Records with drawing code
──────────

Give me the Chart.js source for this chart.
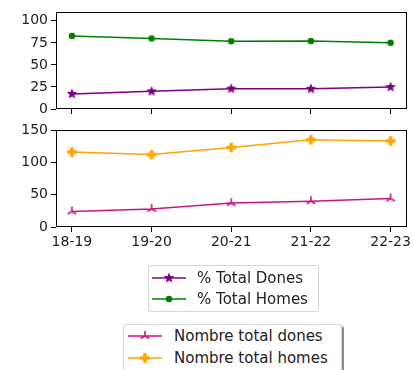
<!DOCTYPE html>
<html>
<head>
<meta charset="utf-8">
<script src="https://cdn.jsdelivr.net/npm/chart.js@4/dist/chart.umd.min.js"></script>
<style>
  html, body { margin: 0; padding: 0; background: #fff; }
  body { width: 413px; height: 370px; position: relative; overflow: hidden; font-family: "DejaVu Sans", sans-serif; color: #222; }
  canvas.plot { position: absolute; left: 0; }
  .legend { position: absolute; border: 1px solid #d6d6d6; border-radius: 3px; background: rgba(255,255,255,0.85); box-sizing: border-box; }
  .row { position: absolute; height: 20px; font-size: 15px; line-height: 20px; white-space: nowrap; }
  .row canvas { position: absolute; left: 0; top: 3px; }
  .row span { position: absolute; top: 0; }
</style>
</head>
<body>
<canvas id="topChart" class="plot" width="413" height="120" style="top:0"></canvas>
<canvas id="bottomChart" class="plot" width="413" height="142" style="top:118px"></canvas>
<div id="legendTop" class="legend" style="left:148px; top:265px; width:171px; height:47px"></div>
<div id="legendBottom" class="legend" style="left:123px; top:324px; width:219px; height:60px; box-shadow:2px 2px 0 rgba(0,0,0,0.45)"></div>

<script>
/* seasons on the x axis */
const seasons = ["18-19", "19-20", "20-21", "21-22", "22-23"];

/* top panel: percentages */
const pctDones = [17.1, 20.0, 23.1, 22.9, 24.9];
const pctHomes = [82.9, 80.0, 76.9, 77.1, 75.1];
const topTicks = [0, 25, 50, 75, 100];

/* bottom panel: totals */
const totalDones = [24, 28, 37, 40, 44];
const totalHomes = [116, 112, 123, 135, 133];
const bottomTicks = [0, 50, 100, 150];

const TEXT = "#222";
const FONT = "DejaVu Sans";

function makeMarker(kind, color) {
  const c = document.createElement("canvas");
  c.width = 14; c.height = 14;
  const g = c.getContext("2d");
  g.translate(7, 7);
  g.fillStyle = color; g.strokeStyle = color;
  if (kind === "star") {
    g.beginPath();
    for (let i = 0; i < 10; i++) {
      const r = i % 2 === 0 ? 5.6 : 2.4;
      const a = -Math.PI / 2 + i * Math.PI / 5;
      g.lineTo(r * Math.cos(a), r * Math.sin(a));
    }
    g.closePath(); g.fill();
  } else if (kind === "circle") {
    g.beginPath(); g.arc(0, 0, 3.3, 0, Math.PI * 2); g.fill();
  } else if (kind === "tri") {
    g.lineWidth = 1.6;
    g.beginPath();
    [-90, 30, 150].forEach((deg) => {
      const a = deg * Math.PI / 180;
      g.moveTo(0, 0); g.lineTo(5 * Math.cos(a), 5 * Math.sin(a));
    });
    g.stroke();
  } else if (kind === "plus") {
    const a = 4.8, b = 1.8;
    g.beginPath();
    g.moveTo(-b, -a); g.lineTo(b, -a); g.lineTo(b, -b); g.lineTo(a, -b); g.lineTo(a, b); g.lineTo(b, b);
    g.lineTo(b, a); g.lineTo(-b, a); g.lineTo(-b, b); g.lineTo(-a, b); g.lineTo(-a, -b); g.lineTo(-b, -b);
    g.closePath(); g.fill();
  }
  return c;
}

const series = {
  pctDones: { label: "% Total Dones", color: "#800080", marker: "star" },
  pctHomes: { label: "% Total Homes", color: "#008000", marker: "circle" },
  totalDones: { label: "Nombre total dones", color: "#c71585", marker: "tri" },
  totalHomes: { label: "Nombre total homes", color: "#ffa500", marker: "plus" },
};

function dataset(key, values) {
  const s = series[key];
  return {
    label: s.label,
    data: values.map((v, i) => ({ x: i, y: v })),
    borderColor: s.color,
    backgroundColor: s.color,
    borderWidth: 1.5,
    tension: 0,
    pointStyle: makeMarker(s.marker, s.color),
    pointRadius: 5,
  };
}

const frame = {
  id: "frame",
  afterDraw(chart) {
    const a = chart.chartArea, ctx = chart.ctx;
    ctx.save();
    ctx.strokeStyle = "#000"; ctx.lineWidth = 1;
    ctx.strokeRect(Math.round(a.left) + 0.5, Math.round(a.top) + 0.5, Math.round(a.right - a.left) - 1, Math.round(a.bottom - a.top) - 1);
    ctx.restore();
  },
};

function panel(id, datasets, yMax, yTicks, showX, xHeight) {
  return new Chart(document.getElementById(id), {
    type: "line",
    data: { datasets },
    plugins: [frame],
    options: {
      responsive: false,
      devicePixelRatio: 1,
      animation: false,
      layout: { padding: { top: 12, right: 3, left: 0, bottom: 0 } },
      plugins: { legend: { display: false }, tooltip: { enabled: false } },
      scales: {
        x: {
          type: "linear", min: -0.2, max: 4.2,
          afterBuildTicks: (s) => { s.ticks = seasons.map((_, i) => ({ value: i })); },
          afterFit: (s) => { s.height = xHeight; s.paddingLeft = 0; s.paddingRight = 0; },
          grid: { drawOnChartArea: false, drawTicks: true, tickLength: 5, tickColor: "#000" },
          border: { display: false },
          ticks: {
            color: TEXT, font: { family: FONT, size: 14 }, padding: 2, maxRotation: 0, autoSkip: false,
            callback: (v) => (showX ? seasons[v] : ""),
          },
        },
        y: {
          min: 0, max: yMax,
          afterBuildTicks: (s) => { s.ticks = yTicks.map((v) => ({ value: v })); },
          afterFit: (s) => { s.width = 56; s.paddingTop = 0; s.paddingBottom = 0; },
          grid: { drawOnChartArea: false, drawTicks: true, tickLength: 5, tickColor: "#000" },
          border: { display: false },
          ticks: { color: TEXT, font: { family: FONT, size: 14 }, padding: 3 },
        },
      },
    },
  });
}

panel("topChart", [dataset("pctDones", pctDones), dataset("pctHomes", pctHomes)], 110, topTicks, false, 11);
panel("bottomChart", [dataset("totalDones", totalDones), dataset("totalHomes", totalHomes)], 150, bottomTicks, true, 33);

function legendRow(box, key, top, sampleLeft, textLeft) {
  const s = series[key];
  const row = document.createElement("div");
  row.className = "row";
  row.style.top = top + "px";
  row.style.left = "0px";
  const c = document.createElement("canvas");
  c.width = 34; c.height = 14;
  c.style.left = sampleLeft + "px";
  const g = c.getContext("2d");
  g.strokeStyle = s.color; g.lineWidth = 1.5;
  g.beginPath(); g.moveTo(0, 7); g.lineTo(34, 7); g.stroke();
  g.drawImage(makeMarker(s.marker, s.color), 10, 0);
  const t = document.createElement("span");
  t.textContent = s.label;
  t.style.left = textLeft + "px";
  row.appendChild(c); row.appendChild(t);
  box.appendChild(row);
}

const lt = document.getElementById("legendTop");
legendRow(lt, "pctDones", 2, 3, 48);
legendRow(lt, "pctHomes", 23, 3, 48);
const lb = document.getElementById("legendBottom");
legendRow(lb, "totalDones", 1, 4, 50);
legendRow(lb, "totalHomes", 23, 4, 50);
</script>
</body>
</html>
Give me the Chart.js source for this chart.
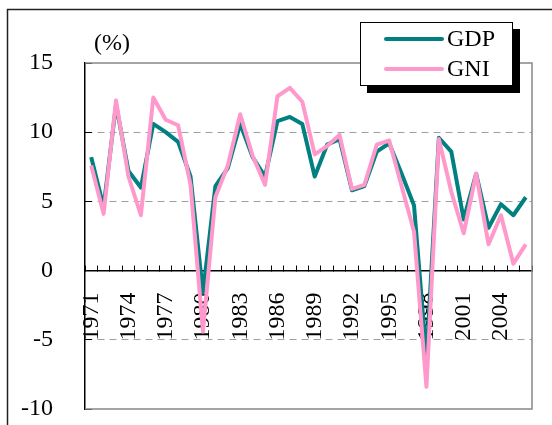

──────────

▶ [INSTRUCTION] Give every line back word for word and leave the pictures out.

▶ [COMPLETE OUTPUT]
Give me the Chart.js source for this chart.
<!DOCTYPE html>
<html>
<head>
<meta charset="utf-8">
<script src="https://cdn.jsdelivr.net/npm/chart.js@4/dist/chart.umd.min.js"></script>
<style>
  html, body { margin: 0; padding: 0; background: #fff; }
  body { width: 413px; height: 370px; position: relative; overflow: hidden; font-family: "DejaVu Sans", sans-serif; color: #222; }
  canvas.plot { position: absolute; left: 0; }
  .legend { position: absolute; border: 1px solid #d6d6d6; border-radius: 3px; background: rgba(255,255,255,0.85); box-sizing: border-box; }
  .row { position: absolute; height: 20px; font-size: 15px; line-height: 20px; white-space: nowrap; }
  .row canvas { position: absolute; left: 0; top: 3px; }
  .row span { position: absolute; top: 0; }
</style>
</head>
<body>
<canvas id="topChart" class="plot" width="413" height="120" style="top:0"></canvas>
<canvas id="bottomChart" class="plot" width="413" height="142" style="top:118px"></canvas>
<div id="legendTop" class="legend" style="left:148px; top:265px; width:171px; height:47px"></div>
<div id="legendBottom" class="legend" style="left:123px; top:324px; width:219px; height:60px; box-shadow:2px 2px 0 rgba(0,0,0,0.45)"></div>

<script>
/* seasons on the x axis */
const seasons = ["18-19", "19-20", "20-21", "21-22", "22-23"];

/* top panel: percentages */
const pctDones = [17.1, 20.0, 23.1, 22.9, 24.9];
const pctHomes = [82.9, 80.0, 76.9, 77.1, 75.1];
const topTicks = [0, 25, 50, 75, 100];

/* bottom panel: totals */
const totalDones = [24, 28, 37, 40, 44];
const totalHomes = [116, 112, 123, 135, 133];
const bottomTicks = [0, 50, 100, 150];

const TEXT = "#222";
const FONT = "DejaVu Sans";

function makeMarker(kind, color) {
  const c = document.createElement("canvas");
  c.width = 14; c.height = 14;
  const g = c.getContext("2d");
  g.translate(7, 7);
  g.fillStyle = color; g.strokeStyle = color;
  if (kind === "star") {
    g.beginPath();
    for (let i = 0; i < 10; i++) {
      const r = i % 2 === 0 ? 5.6 : 2.4;
      const a = -Math.PI / 2 + i * Math.PI / 5;
      g.lineTo(r * Math.cos(a), r * Math.sin(a));
    }
    g.closePath(); g.fill();
  } else if (kind === "circle") {
    g.beginPath(); g.arc(0, 0, 3.3, 0, Math.PI * 2); g.fill();
  } else if (kind === "tri") {
    g.lineWidth = 1.6;
    g.beginPath();
    [-90, 30, 150].forEach((deg) => {
      const a = deg * Math.PI / 180;
      g.moveTo(0, 0); g.lineTo(5 * Math.cos(a), 5 * Math.sin(a));
    });
    g.stroke();
  } else if (kind === "plus") {
    const a = 4.8, b = 1.8;
    g.beginPath();
    g.moveTo(-b, -a); g.lineTo(b, -a); g.lineTo(b, -b); g.lineTo(a, -b); g.lineTo(a, b); g.lineTo(b, b);
    g.lineTo(b, a); g.lineTo(-b, a); g.lineTo(-b, b); g.lineTo(-a, b); g.lineTo(-a, -b); g.lineTo(-b, -b);
    g.closePath(); g.fill();
  }
  return c;
}

const series = {
  pctDones: { label: "% Total Dones", color: "#800080", marker: "star" },
  pctHomes: { label: "% Total Homes", color: "#008000", marker: "circle" },
  totalDones: { label: "Nombre total dones", color: "#c71585", marker: "tri" },
  totalHomes: { label: "Nombre total homes", color: "#ffa500", marker: "plus" },
};

function dataset(key, values) {
  const s = series[key];
  return {
    label: s.label,
    data: values.map((v, i) => ({ x: i, y: v })),
    borderColor: s.color,
    backgroundColor: s.color,
    borderWidth: 1.5,
    tension: 0,
    pointStyle: makeMarker(s.marker, s.color),
    pointRadius: 5,
  };
}

const frame = {
  id: "frame",
  afterDraw(chart) {
    const a = chart.chartArea, ctx = chart.ctx;
    ctx.save();
    ctx.strokeStyle = "#000"; ctx.lineWidth = 1;
    ctx.strokeRect(Math.round(a.left) + 0.5, Math.round(a.top) + 0.5, Math.round(a.right - a.left) - 1, Math.round(a.bottom - a.top) - 1);
    ctx.restore();
  },
};

function panel(id, datasets, yMax, yTicks, showX, xHeight) {
  return new Chart(document.getElementById(id), {
    type: "line",
    data: { datasets },
    plugins: [frame],
    options: {
      responsive: false,
      devicePixelRatio: 1,
      animation: false,
      layout: { padding: { top: 12, right: 3, left: 0, bottom: 0 } },
      plugins: { legend: { display: false }, tooltip: { enabled: false } },
      scales: {
        x: {
          type: "linear", min: -0.2, max: 4.2,
          afterBuildTicks: (s) => { s.ticks = seasons.map((_, i) => ({ value: i })); },
          afterFit: (s) => { s.height = xHeight; s.paddingLeft = 0; s.paddingRight = 0; },
          grid: { drawOnChartArea: false, drawTicks: true, tickLength: 5, tickColor: "#000" },
          border: { display: false },
          ticks: {
            color: TEXT, font: { family: FONT, size: 14 }, padding: 2, maxRotation: 0, autoSkip: false,
            callback: (v) => (showX ? seasons[v] : ""),
          },
        },
        y: {
          min: 0, max: yMax,
          afterBuildTicks: (s) => { s.ticks = yTicks.map((v) => ({ value: v })); },
          afterFit: (s) => { s.width = 56; s.paddingTop = 0; s.paddingBottom = 0; },
          grid: { drawOnChartArea: false, drawTicks: true, tickLength: 5, tickColor: "#000" },
          border: { display: false },
          ticks: { color: TEXT, font: { family: FONT, size: 14 }, padding: 3 },
        },
      },
    },
  });
}

panel("topChart", [dataset("pctDones", pctDones), dataset("pctHomes", pctHomes)], 110, topTicks, false, 11);
panel("bottomChart", [dataset("totalDones", totalDones), dataset("totalHomes", totalHomes)], 150, bottomTicks, true, 33);

function legendRow(box, key, top, sampleLeft, textLeft) {
  const s = series[key];
  const row = document.createElement("div");
  row.className = "row";
  row.style.top = top + "px";
  row.style.left = "0px";
  const c = document.createElement("canvas");
  c.width = 34; c.height = 14;
  c.style.left = sampleLeft + "px";
  const g = c.getContext("2d");
  g.strokeStyle = s.color; g.lineWidth = 1.5;
  g.beginPath(); g.moveTo(0, 7); g.lineTo(34, 7); g.stroke();
  g.drawImage(makeMarker(s.marker, s.color), 10, 0);
  const t = document.createElement("span");
  t.textContent = s.label;
  t.style.left = textLeft + "px";
  row.appendChild(c); row.appendChild(t);
  box.appendChild(row);
}

const lt = document.getElementById("legendTop");
legendRow(lt, "pctDones", 2, 3, 48);
legendRow(lt, "pctHomes", 23, 3, 48);
const lb = document.getElementById("legendBottom");
legendRow(lb, "totalDones", 1, 4, 50);
legendRow(lb, "totalHomes", 23, 4, 50);
</script>
</body>
</html>
Give me the Chart.js source for this chart.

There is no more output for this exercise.